As I studied the history of the Bible and the ways it had been handed down—books assembled from multiple sources, oral traditions committed to writing decades after the events they communicated, manuscripts pieced together from a patchwork of fragments in multiple languages, a canon selected from a much larger pool of possible canonical writings through the heated arguments of a committee, writings full of contradictions with one another but glossed over in interpretation—the pages of the book seemed to fall apart in my hand.

The Kingdom was the key

But then, like a last-minute reprieve, in my senior year class on the origins of Christianity class, I first truly encountered the concept of the “Kingdom of Heaven.” It really brought Jesus back to life for me. It was not some far-off promise of a gold-plated Heaven, but a radical upheaval of earthly values that was happening right now, among us and near us, even though it had not yet been fully realized.

In the Kingdom of Heaven, everything was upside-down: the poor were exalted and the rich walked away disappointed, the last would be first and the first last, the prodigal was welcomed and the obedient ignored, the lost sheep was sought while the flock of 99 was left alone, and a tiny mustard seed could become a mighty tree. The Kingdom was weird, it was foolish, it was hard to grasp, and it was lovely.

I discovered I could use the Kingdom of Heaven as a key to interpreting the whole of scripture, looking at how Christ said, “you have heard it said this way, but I say it this way,” and realizing that not only did all scripture need to be interpreted, but that scripture had a history of interpreting and re-interpreting itself, as God progressively made God’s love clearer, even as God made God’s nature a greater mystery.

I realized that the Bible made so much more sense read through this lens, not so much to my mind, but it certainly witnessed to my heart.

We were definitely doing some theology in there.

A faith evolves

During the time that I tried to hold God at arm’s length, because it felt intellectually irresponsible to embrace the divine without some empirical evidence that I could see, touch, and understand, I was doing theology.
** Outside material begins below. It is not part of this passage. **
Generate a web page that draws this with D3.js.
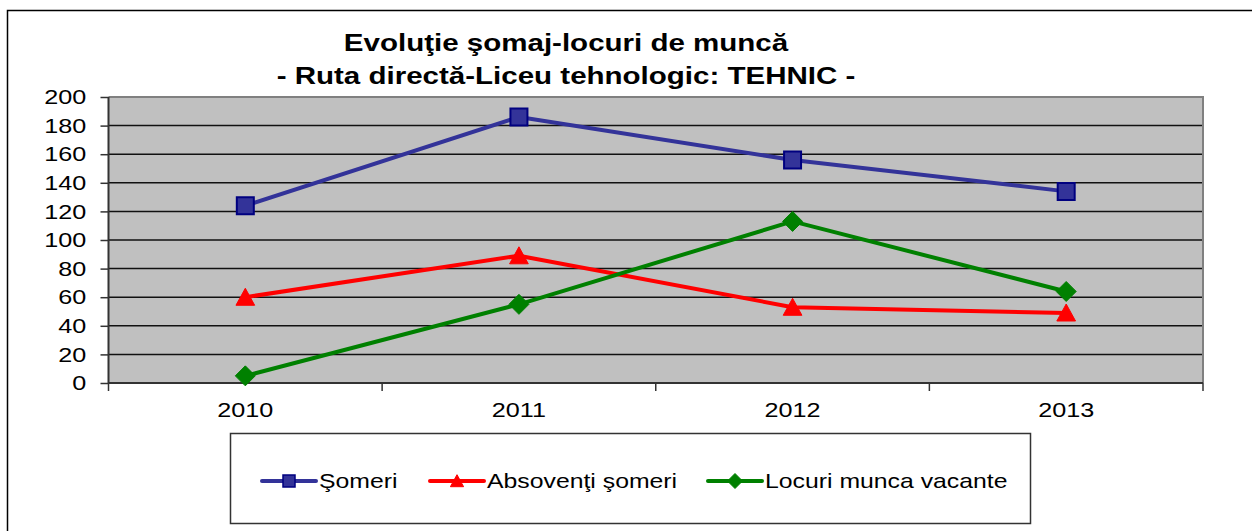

As I pored through histories and apologetics and testimonies to find the data I needed, Jesus was there, even when He was the one with whom I was wrestling. Fighting with someone can look very much like dancing with someone, from a distance. The shadow of Jesus loomed over me, even as I tried to find proof for the light.

And it was theology, in the form of a series of rational arguments that created and justified the existence of the irrational, that allowed me to finally surrender and admit that I believed—I just believed—whether I wanted to or not.

And now, I continue to listen, to read, to search for new ideas, and to stay open to the new ideas that I would not have sought out—even if they make me uncomfortable—so I can collect the ones that fit the best with the ever-evolving shape of my faith, and live my daily life based on my best understanding of what I have learned so far, that too is theology.

The journey continues

This is a journal of where I have been, where I am, and where I am going.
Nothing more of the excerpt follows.